A limit like a Riemann sum

Here, we sketch a way forward. First, we assume that $f$ is strictly positive.

Then, we can write

$$\sqrt[n]{f(k/n)}=e^{\frac1n \log(f(k/n))}=1+\frac{\log(f(k/n))}{n}+O\left(\frac1{n^2}\right) \tag1$$

Using $(1)$ it is easy to see that

$$\begin{align} \left(\frac1n\sum_{k=1}^n\sqrt[n]{f(k/n)}\right)^n&=\left(\frac1n\sum_{k=1}^n\left(1+\frac{\log(f(k/n))}{n}+O\left(\frac1{n^2}\right)\right)\right)^n\\\\ &=\left(1+\frac{\frac1n \sum_{k=1}^n\log(f(k/n))}{n}+O\left(\frac1{n^2}\right)\right)^n \end{align}$$

whereupon taking the limit yields

$$\lim_{n\to \infty}\left(\frac1n\sum_{k=1}^n\sqrt[n]{f(k/n)}\right)^n=e^{\int_0^1\log(f(x))\,dx}$$

@Dr.MV has sketched a nice proof that

$$\tag 1 U_n(f) \to \exp (\int_0^1 \ln f(x)\, dx)$$

if $f$ is positive and continuous on $[0,1].$ But what if positivity is relaxed to nonnegavity, as in the statement of the problem? In that case we could have $\int_0^1 \ln f = -\infty.$ But $(1)$ might still be true if we use the natural convention $e^{-\infty} = 0.$ For example if $f=0$ on any subinterval, then $(1)$ still holds. It also holds for $f(x) = e^{-1/x}.$

Interestingly, $(1)$ can fail for $f$ nonnegative, even if $\int_0^1 \ln f$ converges. To get the gist of the idea, let's first find a Riemann integrable, though not continuous, function for which the result fails. Choose a sequence of positive integers $1<m_1 < m_2 < \cdots,$ with $m_{k+1} > m_k^2$ for all $k.$ For each $k=1,2,\dots ,$ consider the finite sets

$$F_k = \{1/m_k^2, 2/m_k^2,3/m_k^2, \dots ,m_k/m_k^2 = 1/m_k\}.$$

The $F_k$ are pairwise disjoint, and every point in $F_{k+1}$ lies to the left of every point in $F_k.$

Define

$$f(x) = \begin{cases} 0,& x\in \cup_{k=1}^\infty F_k\\x, & x\in [0,1]\setminus \cup_{k=1}^\infty F_k\end{cases}$$

Then $f$ is Riemann integrable on $[0,1],$ and $\int_0^1\ln f(x)\,dx = \int_0^1\ln x\,dx = -1.$ But note that for each $k,$

$$\frac{1}{m_k^2} \sum_{j=1}^{m_k^2}f(j/m_k^2)^{1/m_k^2} = \frac{1}{m_k^2}\sum_{j=m_k+1}^{m_k^2}f(j/m_k^2)^{1/m_k^2} \le \frac{1}{m_k^2}\sum_{j=m_k+1}^{m_k^2}1$$ $$ = \frac{1}{m_k^2}(m_k^2-m_k) = 1- 1/m_k.$$

Thus as $k\to \infty,$ $U_{m_k^2} \le (1- 1/m_k)^{m_k^2} \to 0.$ Therefore $(1)$ fails for this $f$ as claimed.

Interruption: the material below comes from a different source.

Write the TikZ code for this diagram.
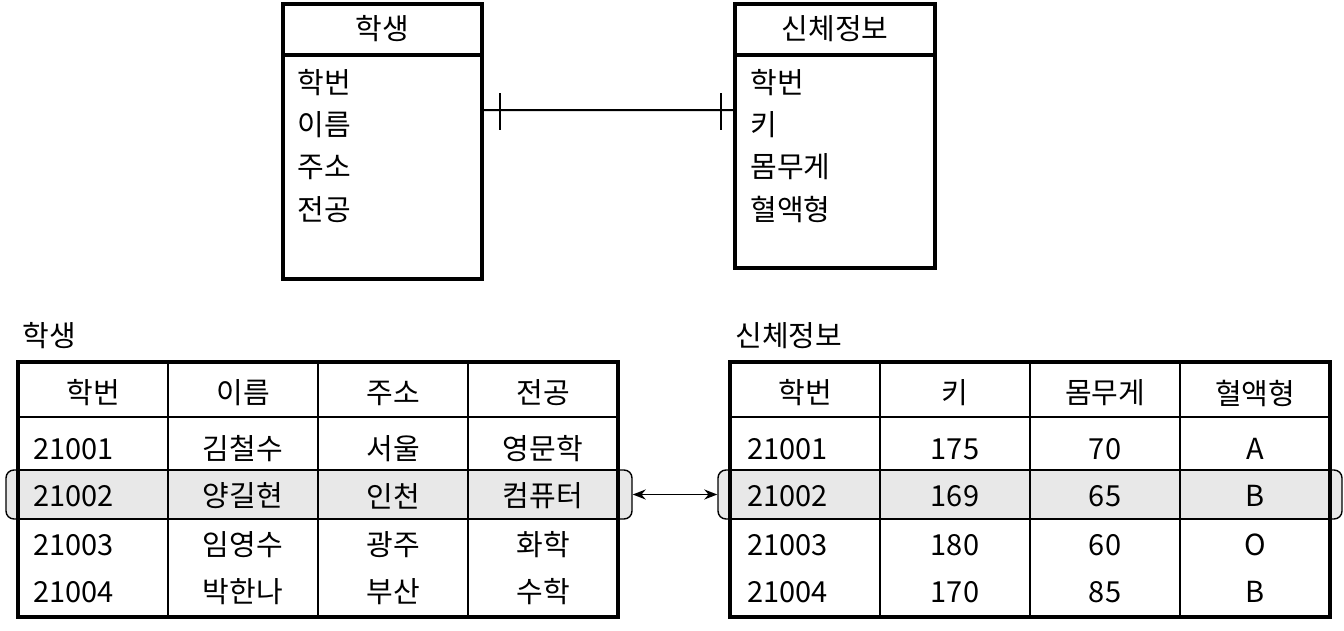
\documentclass[tikz,border=0pt]{standalone}
\usepackage{fontspec}
\setmainfont{Noto Sans CJK KR}
\usetikzlibrary{arrows.meta,calc}

\tikzset{
  entity/.style={draw, line width=2.2pt, minimum width=39.8mm, inner sep=0pt},
  frame/.style={line width=2.2pt},
  thinline/.style={line width=1.1pt},
  hlrow/.style={draw, line width=0.8pt, fill=gray!18, rounded corners=1.6mm, minimum height=9.8mm, inner sep=0pt},
  txt/.style={inner sep=0pt},
}

\begin{document}
\begin{tikzpicture}[x=0.2mm, y=-0.2mm, every node/.style={font=\fontsize{16.5}{19}\selectfont}]
    \useasboundingbox (0,0) rectangle (1344,630);

    %! --- ER diagram ---
    % Entity boxes
    \node[entity, minimum height=55mm] (stu) at (382.5,141.5) {};
    \node[entity, minimum width=40mm, minimum height=52.8mm] (body) at (835,136) {};
    \draw[frame] ($(stu.north west)+(0,53)$) -- ($(stu.north east)+(0,53)$);
    \draw[frame] ($(body.north west)+(0,53)$) -- ($(body.north east)+(0,53)$);
    \node[txt] (stuT) at ($(stu.north)+(0,27)$) {학생};
    \node[txt] (bodyT) at ($(body.north)+(0,27)$) {신체정보};
    % Attributes
    \foreach \a [count=\i] in {학번,이름,주소,전공} {
        \node[txt, anchor=west] (stuA\i) at ($(stu.north west)+(16,38+42.3*\i)$) {\a};
    }
    \foreach \a [count=\i] in {학번,키,몸무게,혈액형} {
        \node[txt, anchor=west] (bodyA\i) at ($(body.north west)+(17,38+42.3*\i)$) {\a};
    }
    % One-to-one relation
    \coordinate (relL) at ($(stu.north east)+(0,108)$);
    \coordinate (relR) at ($(body.north west)+(0,108)$);
    \draw[thinline] (relL) -- (relR);
    \draw[thinline] ($(relL)+(16,-17)$) -- ($(relL)+(16,20)$);
    \draw[thinline] ($(relR)+(-12,-17)$) -- ($(relR)+(-12,20)$);

    %! --- Tables ---
    \node[txt, anchor=west] (stuLbl) at (22,336) {학생};
    \node[txt, anchor=west] (bodyLbl) at (735,336) {신체정보};

    % Highlighted rows
    \node[hlrow, minimum width=125.2mm] (hlS) at (319,494.5) {};
    \node[hlrow, minimum width=124.8mm] (hlB) at (1030,494.5) {};

    % Student table
    \foreach \x in {168,318,468} {
        \draw[thinline] (\x,362) -- (\x,617);
    }
    \foreach \y in {417,470,519} {
        \draw[thinline] (18,\y) -- (618,\y);
    }
    \draw[frame] (18,362) rectangle (618,617);
    \foreach \h [count=\j] in {학번,이름,주소,전공} {
        \node[txt] (sh\j) at (150*\j-57,393) {\h};
    }
    \foreach \y/\a/\b/\c/\d [count=\i] in {449/21001/김철수/서울/영문학, 496/21002/양길현/인천/컴퓨터, 545/21003/임영수/광주/화학, 592/21004/박한나/부산/수학} {
        \node[txt, anchor=west] (s\i-1) at (33,\y) {\a};
        \node[txt] (s\i-2) at (243,\y) {\b};
        \node[txt] (s\i-3) at (393,\y) {\c};
        \node[txt] (s\i-4) at (543,\y) {\d};
    }

    % Body info table
    \foreach \x in {880,1030,1180} {
        \draw[thinline] (\x,362) -- (\x,617);
    }
    \foreach \y in {417,470,519} {
        \draw[thinline] (730,\y) -- (1330,\y);
    }
    \draw[frame] (730,362) rectangle (1330,617);
    \foreach \h [count=\j] in {학번,키,몸무게,혈액형} {
        \node[txt] (bh\j) at (150*\j+655,393) {\h};
    }
    \foreach \y/\a/\b/\c/\d [count=\i] in {449/21001/175/70/A, 496/21002/169/65/B, 545/21003/180/60/O, 592/21004/170/85/B} {
        \node[txt, anchor=west] (b\i-1) at (747,\y) {\a};
        \node[txt] (b\i-2) at (955,\y) {\b};
        \node[txt] (b\i-3) at (1105,\y) {\c};
        \node[txt] (b\i-4) at (1255,\y) {\d};
    }

    % Matching rows
    \draw[{Stealth[length=2.6mm,width=2mm]}-{Stealth[length=2.6mm,width=2mm]}, line width=1pt] (hlS.east) -- (hlB.west);
\end{tikzpicture}
\end{document}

How do we show there is a continuous counterexample? We model it on the the above. At this point I'll be descriptive rather than precise. From each point $ a\in\cup_{k=1}^\infty F_k,$ we consider two nearly vertical rays from $(a,0)$ of positive and negative slope. These rays will intersect $y=x$ in points $(b,b),(c,c),$ where $b<a<c.$ We can make $c-b$ as small as we like. The definition of $f$ on $[b,c]$ is then the piecwise linear function connecting $(b,b),(a.0),(c,c).$ If we do this methodically for every point in $\cup_{k=1}^\infty F_k,$ making each "$[b,c]$ interval" very small, and if we define $f(x)=x$ everywhere else, we'll have a continuous counterexample.